If they demand that you also hire their current secretary or PA, ask yourself what effect this will have on your happy managers who currently look after themselves. In my experience, if the privileges offered to a big hitter are too generous the bitterness this stokes up will be more trouble than its worth.
Also, if your big hitter has never worked for a smaller company be cautious about their flexibility. Be aware that they may have reached an age when some of their work habits are too ingrained to be easily changed.
It may well turn out that your big hitter is a pragmatist who is willing to accept an interesting new job that swaps perks and status for the thrill of a genuine challenge.
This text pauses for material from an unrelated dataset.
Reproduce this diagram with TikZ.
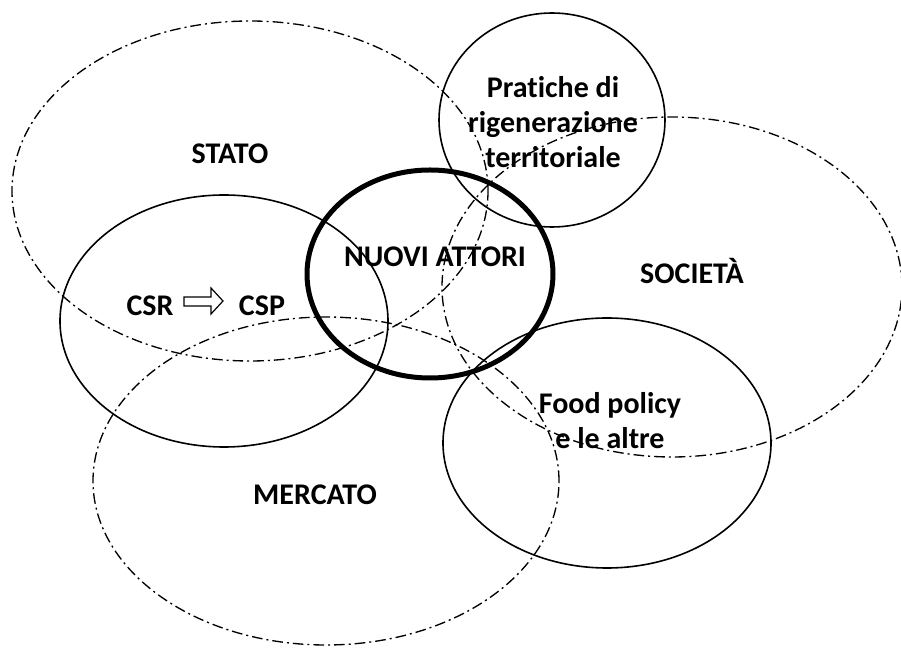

Home and dry? Not by a long way.
For all their best intentions, big hitters can be surprisingly naïve. Coming from such a protected corporate environment, they fail to appreciate just how difficult it will be to adapt to a smaller organisation.
They may have no real experience of the SME world, of having to beg, steal or borrow to get results. At their previous large firm they had the resources at their disposal to do this detailed “devilling”, but before long they become a little dispirited when they realise that many of their favoured business contacts have secretly crossed their name off their lists because they can no longer dispense those big company favours or take them out to fine restaurants or upmarket events.
In a matter of months, the honeymoon period is well and truly over. New colleagues have come to realise that the big hitter is no better at the job than they are, yet they’re on a much higher salary. Without thinking, they cease to extend their goodwill. Our big hitter is left abandoned trying to send a fax or work the copier, and their effectiveness is in steep decline.
Hiring a big hitter comes with plenty of risks. It is good on paper but often disappointing in reality. As an alternative, it may be better to look for new staff who have succeeded in smaller organisations. If these people have secured proven results by working for companies that most haven’t heard of, they are probably the most talented and hard working staff. And your firm doesn’t have to lose face by dispensing with the fallen star who failed to light up the commercial sky for you.